NOTE:
You've come to an old part of SW Online. We're still moving this and other older stories into our new format. In the meanwhile, click here to go to the current home page.

ISRAEL
Sharon calls new elections after Labor Party pulls out of government
Will Israel lurch to the right?

November 15, 2002 | Page 5

ERIC RUDER looks at the fight inside the Israeli government.

ISRAEL'S LABOR Party pulled out of the government of Prime Minister Ariel Sharon in late October, forcing him to call early elections for January.

The "national unity" government made up of Labor and Sharon's right-wing Likud Party collapsed during a debate over the government's 2003 budget, which allocated $147 million for Jewish settlers in the Occupied Territories. The $57 billion budget also contains $1.8 billion in cuts designed to push Israel's rapidly growing poor population into low-paying jobs formerly held by Palestinians.

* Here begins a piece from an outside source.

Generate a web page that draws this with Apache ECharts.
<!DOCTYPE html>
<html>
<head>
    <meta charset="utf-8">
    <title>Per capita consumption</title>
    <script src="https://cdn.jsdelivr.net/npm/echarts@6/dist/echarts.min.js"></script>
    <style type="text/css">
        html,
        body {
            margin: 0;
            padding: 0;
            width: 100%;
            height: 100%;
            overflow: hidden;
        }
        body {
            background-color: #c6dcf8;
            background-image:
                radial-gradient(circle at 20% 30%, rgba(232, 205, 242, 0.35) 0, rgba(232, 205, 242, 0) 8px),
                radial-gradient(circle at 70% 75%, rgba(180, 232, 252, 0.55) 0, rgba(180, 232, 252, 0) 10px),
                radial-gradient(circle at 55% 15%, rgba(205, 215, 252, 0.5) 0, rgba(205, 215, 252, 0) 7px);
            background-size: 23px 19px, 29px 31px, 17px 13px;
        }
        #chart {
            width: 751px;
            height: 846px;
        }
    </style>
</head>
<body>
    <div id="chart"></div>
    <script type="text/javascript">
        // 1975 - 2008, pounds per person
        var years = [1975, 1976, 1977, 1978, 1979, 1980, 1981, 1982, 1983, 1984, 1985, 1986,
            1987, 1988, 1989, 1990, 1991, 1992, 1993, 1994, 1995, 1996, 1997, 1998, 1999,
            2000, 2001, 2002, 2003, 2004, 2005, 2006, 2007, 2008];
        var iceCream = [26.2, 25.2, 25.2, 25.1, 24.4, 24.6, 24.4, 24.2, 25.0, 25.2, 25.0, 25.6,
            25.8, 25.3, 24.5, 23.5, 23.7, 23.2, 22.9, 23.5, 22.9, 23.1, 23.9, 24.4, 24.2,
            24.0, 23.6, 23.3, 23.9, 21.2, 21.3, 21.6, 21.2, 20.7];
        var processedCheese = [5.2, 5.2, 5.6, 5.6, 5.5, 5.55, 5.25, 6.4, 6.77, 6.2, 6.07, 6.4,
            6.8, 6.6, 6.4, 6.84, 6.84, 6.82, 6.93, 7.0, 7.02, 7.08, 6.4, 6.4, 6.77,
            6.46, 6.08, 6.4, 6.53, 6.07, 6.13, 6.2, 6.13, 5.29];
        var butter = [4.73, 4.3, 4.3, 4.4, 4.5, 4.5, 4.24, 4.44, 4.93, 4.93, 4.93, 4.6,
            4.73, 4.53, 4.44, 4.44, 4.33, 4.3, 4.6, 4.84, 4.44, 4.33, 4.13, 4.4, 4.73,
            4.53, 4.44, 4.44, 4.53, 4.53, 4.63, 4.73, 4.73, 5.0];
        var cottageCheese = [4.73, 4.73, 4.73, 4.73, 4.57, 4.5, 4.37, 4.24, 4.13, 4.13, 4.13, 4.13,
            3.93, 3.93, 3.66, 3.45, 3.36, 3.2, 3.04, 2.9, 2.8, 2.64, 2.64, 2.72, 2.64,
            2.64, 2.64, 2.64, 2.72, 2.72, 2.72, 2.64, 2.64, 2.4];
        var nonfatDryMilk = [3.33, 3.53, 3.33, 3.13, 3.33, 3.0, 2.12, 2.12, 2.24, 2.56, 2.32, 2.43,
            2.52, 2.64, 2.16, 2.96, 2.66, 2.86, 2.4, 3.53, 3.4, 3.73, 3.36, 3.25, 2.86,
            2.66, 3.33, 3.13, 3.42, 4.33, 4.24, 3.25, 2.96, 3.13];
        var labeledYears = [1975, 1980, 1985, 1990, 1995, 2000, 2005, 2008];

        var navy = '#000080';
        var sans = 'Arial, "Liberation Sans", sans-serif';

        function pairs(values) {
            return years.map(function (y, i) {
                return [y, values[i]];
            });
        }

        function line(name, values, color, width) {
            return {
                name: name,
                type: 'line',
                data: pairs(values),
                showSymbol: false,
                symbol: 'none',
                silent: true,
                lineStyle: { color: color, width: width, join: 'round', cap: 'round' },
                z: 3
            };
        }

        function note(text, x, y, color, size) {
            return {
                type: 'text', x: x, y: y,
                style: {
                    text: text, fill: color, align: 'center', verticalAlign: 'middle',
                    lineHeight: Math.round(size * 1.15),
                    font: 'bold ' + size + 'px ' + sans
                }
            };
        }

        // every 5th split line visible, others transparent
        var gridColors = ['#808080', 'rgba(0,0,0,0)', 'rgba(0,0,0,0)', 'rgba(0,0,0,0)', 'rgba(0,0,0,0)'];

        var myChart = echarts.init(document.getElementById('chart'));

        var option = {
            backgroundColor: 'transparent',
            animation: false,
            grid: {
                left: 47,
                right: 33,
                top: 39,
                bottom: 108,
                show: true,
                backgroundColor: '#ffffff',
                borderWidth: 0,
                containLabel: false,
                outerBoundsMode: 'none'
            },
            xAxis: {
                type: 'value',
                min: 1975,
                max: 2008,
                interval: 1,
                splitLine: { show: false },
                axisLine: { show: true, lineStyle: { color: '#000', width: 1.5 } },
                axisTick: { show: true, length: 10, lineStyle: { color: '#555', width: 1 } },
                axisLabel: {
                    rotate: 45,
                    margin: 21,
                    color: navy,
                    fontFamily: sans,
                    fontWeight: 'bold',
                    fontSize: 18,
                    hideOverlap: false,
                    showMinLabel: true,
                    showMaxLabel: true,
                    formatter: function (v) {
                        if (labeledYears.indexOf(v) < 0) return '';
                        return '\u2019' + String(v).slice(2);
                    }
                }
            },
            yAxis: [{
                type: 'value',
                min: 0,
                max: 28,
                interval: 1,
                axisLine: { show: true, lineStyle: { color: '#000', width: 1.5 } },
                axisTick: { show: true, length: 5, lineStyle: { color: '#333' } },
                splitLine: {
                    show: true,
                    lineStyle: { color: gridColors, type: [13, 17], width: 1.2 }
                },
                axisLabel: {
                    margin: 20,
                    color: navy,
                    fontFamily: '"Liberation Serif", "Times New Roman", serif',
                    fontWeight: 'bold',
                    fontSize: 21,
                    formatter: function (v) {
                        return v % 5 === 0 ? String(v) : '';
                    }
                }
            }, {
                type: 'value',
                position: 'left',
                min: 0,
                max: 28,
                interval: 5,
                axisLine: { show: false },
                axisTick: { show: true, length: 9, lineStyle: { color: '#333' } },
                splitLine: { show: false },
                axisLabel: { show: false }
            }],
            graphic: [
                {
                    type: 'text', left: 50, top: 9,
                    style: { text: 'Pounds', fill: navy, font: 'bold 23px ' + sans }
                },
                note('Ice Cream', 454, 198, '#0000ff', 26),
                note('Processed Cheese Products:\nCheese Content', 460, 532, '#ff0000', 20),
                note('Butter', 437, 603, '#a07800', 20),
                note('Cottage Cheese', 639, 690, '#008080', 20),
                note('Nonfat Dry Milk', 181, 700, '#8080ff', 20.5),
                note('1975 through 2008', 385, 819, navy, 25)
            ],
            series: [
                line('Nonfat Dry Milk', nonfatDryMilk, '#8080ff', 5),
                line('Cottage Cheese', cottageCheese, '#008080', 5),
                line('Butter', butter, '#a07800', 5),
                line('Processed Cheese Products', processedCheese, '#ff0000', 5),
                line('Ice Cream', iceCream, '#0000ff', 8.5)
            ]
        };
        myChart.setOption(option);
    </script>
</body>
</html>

The Labor Party bolted from the government in order to appeal to poor and working-class voters--in the desperate hope of winning votes away from Likud, which could nearly double its seats in the elections, according to polls.

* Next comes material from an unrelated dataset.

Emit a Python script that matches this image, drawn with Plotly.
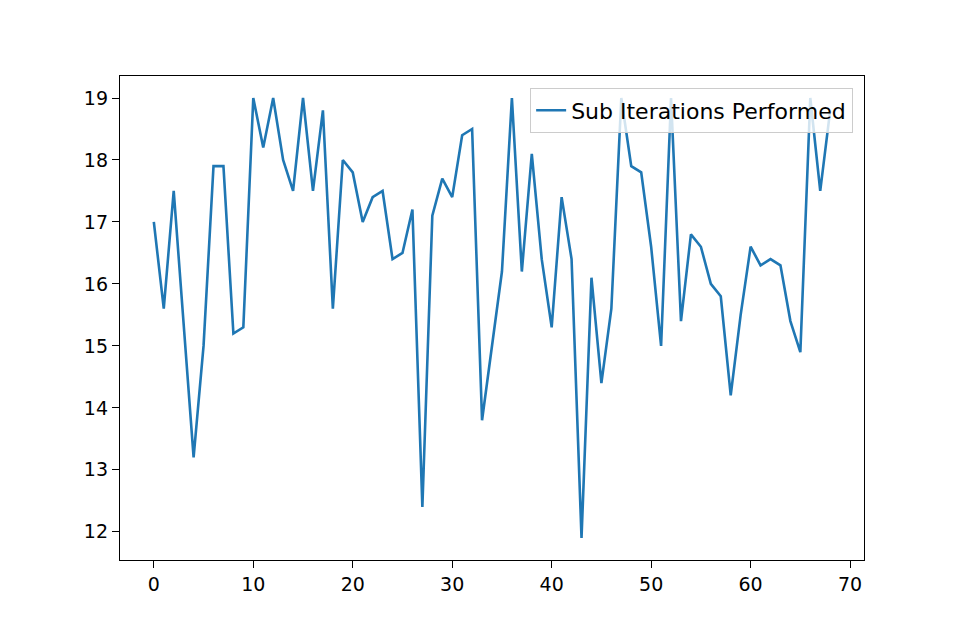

Labor is following a carefully calculated strategy, playing to the racist resentment that Israelis shouldn't do "Arab work"--as unskilled jobs are called in Israel--while disavowing the settlers that many Israelis have come to regard as "too extreme."

But don't hold your breath waiting for the Labor Party to challenge Israel's massive military spending--$8.5 billion during the past 10 months alone--to maintain its grip on the West Bank and Gaza. Though some Israelis may criticize the settlers, simultaneously, there are growing calls for the forced expulsion of Palestinians from the Occupied Territories.

Thus, Sharon faces a stiff challenge later this month in a vote for leader of the Likud Party--from Benjamin Netanyahu, the former prime minister who favors "exiling" Arafat. Netanyahu claims that Sharon--a war criminal of the first order--is "too soft" on the Palestinians. In reality, Sharon's government has carried out massacres in Palestinian towns and placed most of the West Bank under indefinite military curfew.

For its part, the Labor Party--which presents itself as the party of peace--not only gave Sharon's government a fig leaf to carry out these atrocities, but it helped to orchestrate them. Benjamin Ben-Eliezer--the current head of the Labor Party--served as Sharon's defense minister until last week. Under his command, the Israeli military has killed hundreds of Palestinians as part of the campaign to smash all resistance to Israel's occupation.

"The culpability goes from the soldier who shot somebody with no necessity to those in the line of the command who ordered or condoned or covered up and to the highest authority of the state because they are politically responsible," said Amnesty International's Javier Zuniga in a recent report on the conflict.

For its part, the U.S. is concerned that a rightward-lurching Israeli government could provoke a crisis by exiling or killing Arafat--and derail the U.S. war drive against Iraq by setting off an explosion in the Middle East.

That's why U.S. Middle East envoy William Burns is peddling a "road map" designed to resurrect the "peace process" by proposing a way to achieve a Palestinian state in 2005. "But there were widespread suspicions that Burns was trying to sell snake oil," wrote Jonathan Cook in the Al-Ahram Weekly. "The road map looks less like an aid to navigating the long and tortuous route to a future Palestinian state and more like an American shortcut to its planned war with Baghdad."

In any case, the "road map" has all the same characteristics as previous U.S.-sponsored "peace" plans--promises about the future as Israeli settlements continue to expand and continued U.S. funding of Israel to the tune of $5 billion a year as Palestinian society is dismantled. U.S. support is critical to both Likud's platform of teeth-bared ethnic cleansing and Labor's kinder, gentler colonialism.

There won't be peace until there's a secular, democratic state in all of Palestine--where Jews and Palestinians enjoy equal rights.